Bezos Warns Of Future Failures; Challenges Retailers To Pay Employees More

Amazon

Amazon may be firing on all cylinders, but Chief Executive Jeff Bezos realizes not all of its efforts will see success, warning investors in the company’s annual shareholder letter of the potential for multi-billion dollar failures.

“As a company grows, everything needs to scale, including the size of your failed experiments. If the size of your failures isn’t growing, you’re not going to be inventing at a size that can actually move the needle,” Bezo wrote in the letter. “Amazon will be experimenting at the right scale for a company of our size if we occasionally have multibillion-dollar failures. Of course, we won’t undertake such experiments cavalierly. We will work hard to make them good bets, but not all good bets will ultimately pay out.”

Bezos pointed to the Fire Phone and Echo speaker as two examples of its risk-taking. Both started development at the same time but while the Fire was a failure it enabled the company to learn and apply its newfound knowledge to build out the Echo speaker and Alexa, its popular voice-activated digital assistant. When Amazon began development of Echo, it was a departure for the eCommerce giant and uncharted territory. There wasn’t any market research back in 2013 to gauge the interest on the part of consumers for a voice-activated speaker, yet Amazon forged ahead. Since the first generation of the Echo was rolled out, Amazon has sold more than 100 million Alexa-enabled devices. There are now more than 150 different products available with Alexa built in.

Expanding on the theme of taking risks, Bezos highlighted how Amazon’s third-party sellers are doing much better on its platform than its first-party business. Sales of first-party business have grown to $117 billion in 2018 from $1.6 billion in 1999 at a compound annual growth rate of 25 percent. Third-party sales reached $160 billion in 2018, up from $0.1 billion in 1999 and growing at a compound annual growth rate of 52 percent.

“We helped independent sellers compete against our first-party business by investing in and offering them the very best selling tools we could imagine and build,” wrote the Amazon CEO, pointing to Fulfillment by Amazon and Prime membership as two programs that improved the customer experience for buying from independent sellers. “We invested in both of these programs at significant financial risk and after much internal debate. We had to continue investing significantly over time as we experimented with different ideas and iterations. We could not foresee with certainty what those programs would eventually look like, let alone whether they would succeed, but they were pushed forward with intuition and heart, and nourished with optimism.”

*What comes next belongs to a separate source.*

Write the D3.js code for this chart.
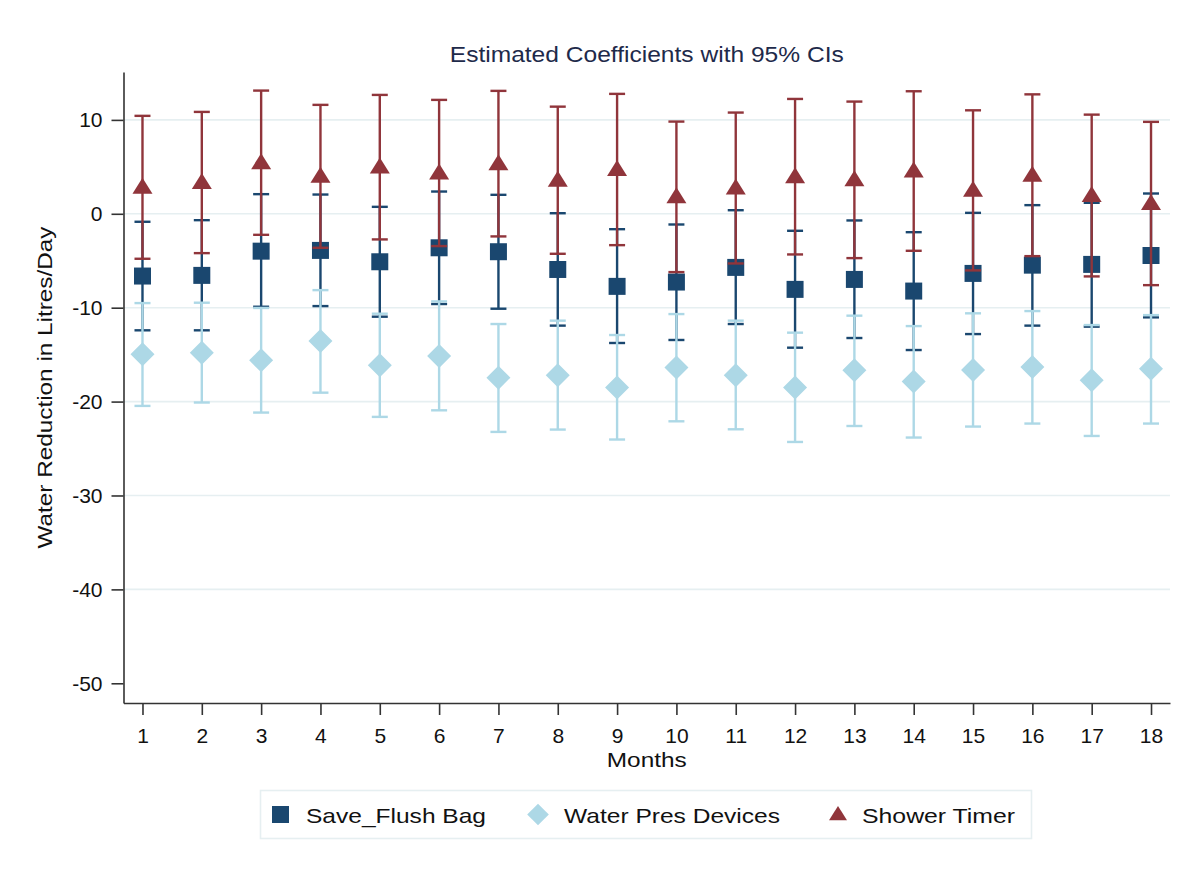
<!DOCTYPE html>
<html>
<head>
<meta charset="utf-8">
<script src="https://cdn.jsdelivr.net/npm/d3@7"></script>
<style>
  html, body { margin: 0; padding: 0; background: #fff; }
  svg { display: block; font-family: "Liberation Sans", Arial, sans-serif; }
</style>
</head>
<body>
<div id="chart"></div>
<script>
// ---- data ----
const months = [1, 2, 3, 4, 5, 6, 7, 8, 9, 10, 11, 12, 13, 14, 15, 16, 17, 18]
const yTicks = [-50, -40, -30, -20, -10, 0, 10]
const seriesNames = ['Save_Flush Bag', 'Water Pres Devices', 'Shower Timer']

const flushCoef = [-6.63, -6.56, -3.98, -3.90, -5.11, -3.62, -4.04, -5.93, -7.73, -7.27, -5.71, -8.05, -6.99, -8.23, -6.35, -5.47, -5.39, -4.44]
const flushLo = [-12.41, -12.41, -9.90, -9.83, -10.96, -9.61, -10.11, -11.91, -13.76, -13.44, -11.74, -14.26, -13.23, -14.51, -12.81, -11.91, -12.02, -11.03]
const flushHi = [-0.85, -0.68, 2.09, 2.05, 0.74, 2.37, 2.02, 0.06, -1.64, -1.14, 0.38, -1.81, -0.71, -1.96, 0.10, 0.92, 1.17, 2.16]

const presCoef = [-14.97, -14.79, -15.60, -13.55, -16.14, -15.14, -17.45, -17.20, -18.51, -16.38, -17.20, -18.51, -16.67, -17.87, -16.64, -16.32, -17.73, -16.49]
const presLo = [-20.46, -20.10, -21.17, -19.05, -21.63, -20.93, -23.23, -22.98, -24.04, -22.10, -22.95, -24.30, -22.60, -23.83, -22.66, -22.34, -23.66, -22.34]
const presHi = [-9.51, -9.47, -10.03, -8.13, -10.64, -9.33, -11.74, -11.38, -12.91, -10.68, -11.38, -12.66, -10.85, -11.96, -10.60, -10.36, -11.85, -10.79]

const timerCoef = [2.82, 3.33, 5.44, 3.99, 4.97, 4.35, 5.34, 3.58, 4.72, 1.81, 2.75, 3.95, 3.62, 4.56, 2.50, 4.11, 1.95, 1.10]
const timerLo = [-4.79, -4.19, -2.24, -3.62, -2.73, -3.44, -2.41, -4.26, -3.34, -6.21, -5.29, -4.33, -4.72, -3.94, -6.03, -4.51, -6.67, -7.60]
const timerHi = [10.43, 10.85, 13.12, 11.60, 12.66, 12.13, 13.09, 11.41, 12.77, 9.82, 10.78, 12.23, 11.95, 13.05, 11.02, 12.72, 10.56, 9.79]

const width = 1199
const height = 879
const FONT = '"Liberation Sans", Arial, sans-serif'

const colors = ['#1a476f', '#add8e6', '#90353b']
const shapes = ['square', 'diamond', 'triangle']

const series = [
  { coef: flushCoef, lo: flushLo, hi: flushHi },
  { coef: presCoef, lo: presLo, hi: presHi },
  { coef: timerCoef, lo: timerLo, hi: timerHi },
].map((s, i) => ({
  name: seriesNames[i],
  color: colors[i],
  shape: shapes[i],
  points: months.map((m, j) => ({ month: m, coef: s.coef[j], lo: s.lo[j], hi: s.hi[j] })),
}))

// marker paths, centred on the point
function markerPath(shape) {
  if (shape === 'square') return 'M-8.5,-8.5H8.5V8.5H-8.5Z'
  if (shape === 'diamond') return 'M0,-12L12,0L0,12L-12,0Z'
  return 'M0,-9.5L10,6.5L-10,6.5Z'
}

// the labels in the original are drawn a little wider than Arial
function stretchedText(sel, len) {
  return sel.attr('textLength', len).attr('lengthAdjust', 'spacingAndGlyphs')
}

// ---- scales ----
const x = d3.scaleLinear().domain([0.68, 18.32]).range([123.5, 1170])
const y = d3.scaleLinear().domain([-52.1, 15.1]).range([703, 72])

const svg = d3.select('#chart')
  .append('svg')
  .attr('width', width)
  .attr('height', height)
  .attr('viewBox', `0 0 ${width} ${height}`)

svg.append('rect').attr('width', width).attr('height', height).attr('fill', '#fff')

// gridlines
svg.append('g')
  .attr('class', 'gridlines')
  .selectAll('line')
  .data(yTicks.filter(d => d !== -50))
  .join('line')
  .attr('x1', x.range()[0])
  .attr('x2', x.range()[1])
  .attr('y1', d => y(d))
  .attr('y2', d => y(d))
  .attr('stroke', '#e6eff1')
  .attr('stroke-width', 1.6)

// Y axis
svg.append('g')
  .attr('class', 'y-axis')
  .attr('transform', `translate(${x.range()[0]},0)`)
  .call(d3.axisLeft(y).tickValues(yTicks).tickFormat(d => String(d)).tickSize(12).tickSizeOuter(0).tickPadding(9))
  .call(g => {
    g.select('.domain').attr('stroke', '#333').attr('stroke-width', 1.6)
    g.selectAll('.tick line').attr('stroke', '#333').attr('stroke-width', 1.6)
    g.selectAll('.tick text')
      .attr('fill', '#111')
      .attr('font-size', '21px')
      .attr('font-family', FONT)
  })

// X axis
svg.append('g')
  .attr('class', 'x-axis')
  .attr('transform', `translate(0,${y.range()[0]})`)
  .call(d3.axisBottom(x).tickValues(months).tickFormat(d => String(d)).tickSize(12).tickSizeOuter(0).tickPadding(13))
  .call(g => {
    g.select('.domain').attr('stroke', '#333').attr('stroke-width', 1.6)
    g.selectAll('.tick line').attr('stroke', '#333').attr('stroke-width', 1.6)
    g.selectAll('.tick text')
      .attr('fill', '#111')
      .attr('font-size', '21px')
      .attr('font-family', FONT)
  })

// titles
const midX = (x.range()[0] + x.range()[1]) / 2
stretchedText(svg.append('text')
  .attr('x', midX)
  .attr('y', 54)
  .attr('dy', '0.35em')
  .attr('text-anchor', 'middle')
  .attr('fill', '#1e2a4a')
  .attr('font-size', '22px')
  .attr('font-family', FONT)
  .text('Estimated Coefficients with 95% CIs'), 394)

stretchedText(svg.append('text')
  .attr('x', midX)
  .attr('y', 760)
  .attr('dy', '0.35em')
  .attr('text-anchor', 'middle')
  .attr('fill', '#111')
  .attr('font-size', '21px')
  .attr('font-family', FONT)
  .text('Months'), 80)

stretchedText(svg.append('text')
  .attr('transform', `translate(45,${(y.range()[0] + y.range()[1]) / 2}) rotate(-90)`)
  .attr('dy', '0.35em')
  .attr('text-anchor', 'middle')
  .attr('fill', '#111')
  .attr('font-size', '21px')
  .attr('font-family', FONT)
  .text('Water Reduction in Litres/Day'), 322)

// ---- CIs and markers, one series after another ----
const capHalf = 8
series.forEach(s => {
  const g = svg.append('g').attr('class', 'series')
  g.selectAll('.ci')
    .data(s.points)
    .join('line')
    .attr('class', 'ci')
    .attr('x1', d => x(d.month)).attr('x2', d => x(d.month))
    .attr('y1', d => y(d.lo)).attr('y2', d => y(d.hi))
    .attr('stroke', s.color).attr('stroke-width', 2.4)
  g.selectAll('.cap-hi')
    .data(s.points)
    .join('line')
    .attr('class', 'cap-hi')
    .attr('x1', d => x(d.month) - capHalf).attr('x2', d => x(d.month) + capHalf)
    .attr('y1', d => y(d.hi)).attr('y2', d => y(d.hi))
    .attr('stroke', s.color).attr('stroke-width', 2.4)
  g.selectAll('.cap-lo')
    .data(s.points)
    .join('line')
    .attr('class', 'cap-lo')
    .attr('x1', d => x(d.month) - capHalf).attr('x2', d => x(d.month) + capHalf)
    .attr('y1', d => y(d.lo)).attr('y2', d => y(d.lo))
    .attr('stroke', s.color).attr('stroke-width', 2.4)
  g.selectAll('.marker')
    .data(s.points)
    .join('path')
    .attr('class', 'marker')
    .attr('transform', d => `translate(${x(d.month)},${y(d.coef)})`)
    .attr('d', markerPath(s.shape))
    .attr('fill', s.color)
})

// ---- legend ----
const legend = svg.append('g').attr('class', 'legend')
legend.append('rect')
  .attr('x', 260.5).attr('y', 790.5)
  .attr('width', 771).attr('height', 48)
  .attr('fill', '#fff')
  .attr('stroke', '#e6eff1')
  .attr('stroke-width', 1.6)

const legendX = [280.5, 538, 838]
const legendTextLen = [180, 216, 153]
const legendScale = { square: 1, diamond: 0.9, triangle: 0.9 }
series.forEach((s, i) => {
  const item = legend.append('g').attr('transform', `translate(${legendX[i]},815.5)`)
  item.append('path')
    .attr('d', markerPath(s.shape))
    .attr('transform', `translate(0,-1) scale(${legendScale[s.shape]})`)
    .attr('fill', s.color)
  stretchedText(item.append('text')
    .attr('x', [25.5, 26, 24][i])
    .attr('dy', '0.35em')
    .attr('fill', '#111')
    .attr('font-size', '21px')
    .attr('font-family', FONT)
    .text(s.name), legendTextLen[i])
})
</script>
</body>
</html>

Bezos ended his letter challenging other retailers to match Amazon’s employee benefits and its minimum wage of $15 an hour. That move has benefited more than 250,000 U.S.-based Amazon employees and more than 100,000 seasonal employees who worked during last year’s holiday season. “Today I challenge our top retail competitors (you know who you are!) to match our employee benefits and our $15 minimum wage. Do it! Better yet, go to $16 and throw the gauntlet back at us. It’s a kind of competition that will benefit everyone,” wrote the executive.